From what I've read, trying to run the three wheel trucks with two wheels does not work well. I'll try shortening the coupler tang, and I may replace the plastic wheels (Kevin's dad is a battery man) with aristo metal wheels 

Anyone else have any suggestions/experiences?


----------



## jimtyp (Jan 2, 2008)

This is the best Aristo Heavyweight info I know of:  heavyweights


----------



## Dougald (Jan 2, 2008)

OVGRS members experienced the same derailing problems with the six wheel trucks on these heavyweights and as a result the cars were seldom run. After widening all the mainline curves to 5 foot radius (10 foot diameter) a few years ago, we took another run at them. Changing over to 4 wheel trucks does not capture the prototypical look of heavyweights which almost always had six wheeled Commonwealth trucks on cars longer than 60 feet. 

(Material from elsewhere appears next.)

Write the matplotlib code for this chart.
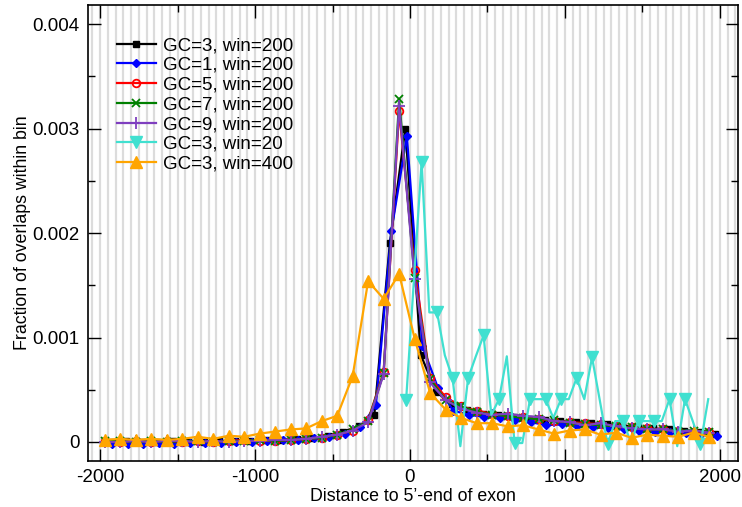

after some experimentation (note that we use only body mounted kadee couplers), it was determined that the weight of the car combined with the offset bolster were primary culprits in causing derailments on the slightest trackage imperfections. This effect is enhanced with sharp curves - and I would call a 5 foot radius curve pretty sharp. 

We now have cars that have the bolster placed correctly on the cars and centred on the truck. The car is far better balanced and much less prone to derailing, though in fairness, long cars, sharp curves and body mounted couplers do not mix well. 

Essentially it comes down to a simple point. Passenger cars are big all the more so if they are scale length. If you want heavyweight cars that look realistic then they need to have scale proportions ... they also need to be close coupled with working diaphragms ... and they need proper Commonwealth 6 wheel trucks. For these cars to run reliably, I would recommend larger curves than what many folks use. Think about it for a moment - in HO, a scale length heavyweight is normally thought to need at least 30 inch radius for minimal operation and 36 inch is standard for reliable operation; larger curves are needed for great appearance. HO is exactly 1/3 the linear dims of 1:29 scale. That suggests a 9 foot radius as the minimum for acceptable performance and operation. Since most large scalers rarely "operate" their equipment (in the sense of the small scale crowd) but mostly run their trains to look at, they should imho therefore look the part. 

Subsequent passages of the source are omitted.